The gameplay is similar to many beat 'em up games of the generation, and to Sega's other side-scrolling beat 'em ups Golden Axe and Streets of Rage, using three action buttons, one to punch, one to kick and one for a special attack, in this case, magic based, similar to Golden Axe special attacks. Characters can also throw their opponents, and items can be collected from chests, as well as some enemies, to give extra points, restore health and grant the character their special attack. The game supports cooperative multiplayer for up to four players.

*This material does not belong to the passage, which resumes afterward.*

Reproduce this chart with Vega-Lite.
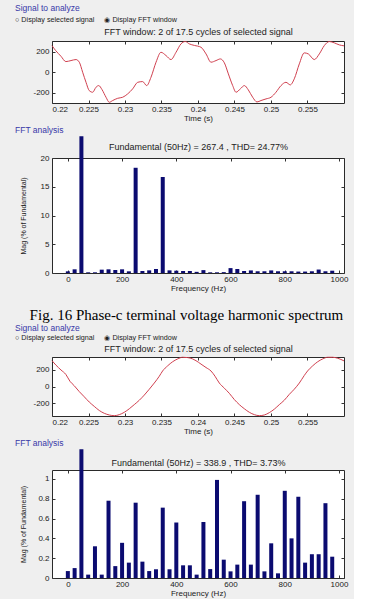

The game uses pseudo-3D sprite-scaling techniques to allow characters to move to the far back of the screen and give a feeling of perspective. The game also makes use of the foreground, something rarely done at this time, as characters perform special attacks very close to the screen, some so close that only their torso and head will fit; likewise enemies can jump from the foreground to fight (characters cannot be hit while in these animations). The backgrounds also utilize parallax scrolling effects.

There are seven stages in the game, set in various locations ranging from Arabia to India.

==Plot==
The corrupt Sheikh Sazabiss has abducted Princess Lurana, and he is utilizing every unscrupulous means of power he has at his disposal to achieve his ultimate ambition of conquering the world. The quartet of valiant and fearless warriors bravely come face-to-face with Sazabiss. As they battle to save Lurana, the foursome, freely using magic, their most prized possession, journey to the castle of Sazabiss to save the princess and the planet.

==Characters==
Four players may play at once with one of four selectable heroes: Sinbat (not a misspelling of "Sinbad"), Ramaya, Goldor or Datta. Sinbat is the game's young, handsome hero, Ramaya is the game's young, attractive female, Goldor is the game's muscle character, who appears to be older than Sinbat and Ramaya, and Datta is a spiritual-looking bald man.

== Reception ==
In Japan, Game Machine listed Arabian Fight on their May 1, 1992 issue as being the seventh most-successful table arcade unit of the month.

Kurt Kalata of Hardcore Gaming 101 criticized the gameplay for "mediocrity" but praised the graphics, stating "Arabian Fight might be the most technically ambitious 2D beat-em-up ever made" and said the game's background parallax effects were more advanced than Guardian Heroes (1996) for the Sega Saturn. He also compared it to Taito's Arabian Magic (1992), noting both have a similar Arabian Nights theme and four-player co-op.